Der Kampf um den ORF hat erst begonnen
Kontrollierte Informationen, Attacken gegen Journalisten und ein umgefärbter ORF. Die Regierung bastelt sich ihre eigene Öffentlichkeit.
Was die Informationspolitik der neuen Bundesregierung betrifft, gibt es zwischen ÖVP und FPÖ eine klare Arbeitsteilung. Die ÖVP beziehungsweise das ihr unterstellte Kanzleramt steuert und kontrolliert den Informationsfluss an die Öffentlichkeit in einem Ausmaß, das bisher unbekannt war. Die FPÖ hingegen hat den Part übernommen, den ORF durch tägliche Angriffe sturmreif zu schießen. Die gemeinsamen Anstrengungen der beiden Regierungsparteien zielen darauf ab, ein neues, für die Regierung günstiges Meinungsbild zu schaffen.
Die Steuerung und Kontrolle des Informationsflusses sieht beispielsweise so aus: Zum Mediengespräch am Dienstag dieser Woche, bei dem Bundeskanzler und Vizekanzler verkündeten, 2019 ein ausgeglichenes Budget erreichen zu wollen, waren nur der ORF und die Austria Presse Agentur eingeladen.

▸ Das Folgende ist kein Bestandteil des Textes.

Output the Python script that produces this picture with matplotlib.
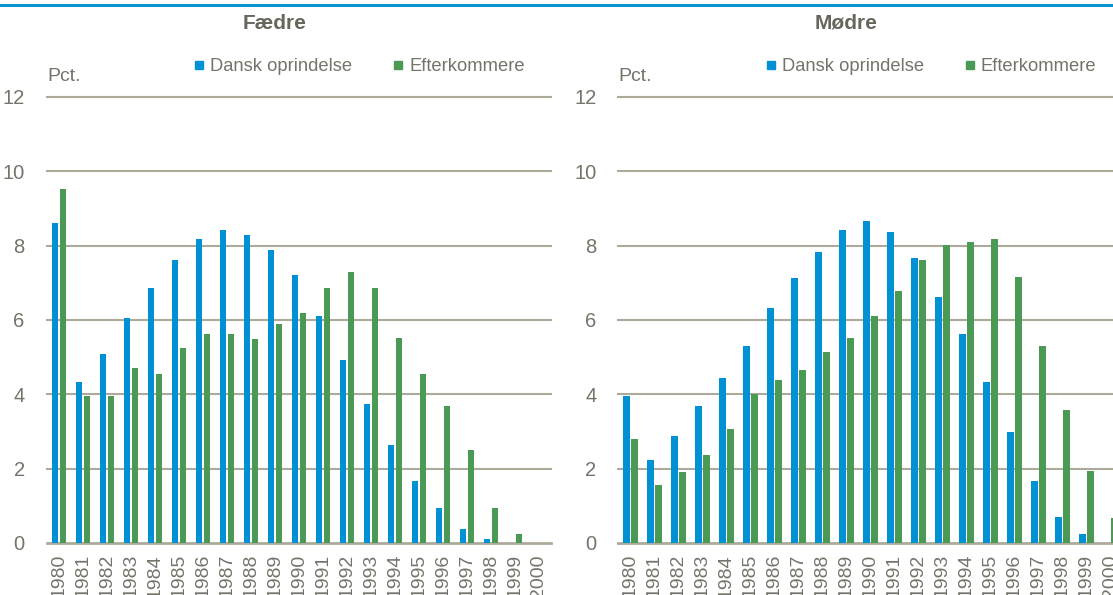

Der ORF sollte für die Bilder sorgen, die APA für die Agenturmeldungen. Andere Journalisten, die vielleicht lästige Fragen gestellt hätten, waren nicht zugelassen. „Message Control“nennt dies der Fachmann. Das Kanzleramt gibt ein Wochenthema vor und will dieses möglichst ungefiltert in der Öffentlichkeit platzieren. Journalistische Recherchen und Beiträge zu anderen Themen sind nicht nur unerwünscht, sie werden – und hier tritt gemäß koalitionärer Arbeitsteilung die FPÖ auf den Plan – gern auch als Fake News diffamiert. Dies vor allem dann, wenn es der ORF ist, der sich unabhängige Recherchen erlaubt: Auf die Zeitungen und die außerhalb des staatlichen Einflusses befindlichen privaten Rundfunk- und TV-Stationen hat die FPÖ keinen Zugriff, und das ist gut so.
Vor diesem Hintergrund bestellte die Koalition nun jene neun ORF-Stiftungsräte, deren Ernennung der Bundesregierung obliegt. Wie nicht anders zu erwarten, wurden die bisherigen vier roten Stiftungsräte gefeuert und durch blaue ersetzt. Das ist nach einem Regierungswechsel ein normaler Vorgang und als solcher zur Kenntnis zu nehmen. Was die neue Regierung mit dem ORF tatsächlich vorhat, wird sich erst in den nächsten Monaten weisen. Werden kritische Journalisten à la Armin Wolf mundtot gemacht? Oder werden bloß deren Sendungen zu Tode reformiert? Wird die neue Regierung willfährige Parteigänger in ORF-Führungspositionen hieven? Und Politkommissare statt gestandener Journalisten in die Chefredaktionen? Wird man dem ORF durch Abschaffung der GIS-Gebühr die Lebensgrundlage entziehen? Die Zivilgesellschaft wird gut daran tun, hier wachsam zu bleiben.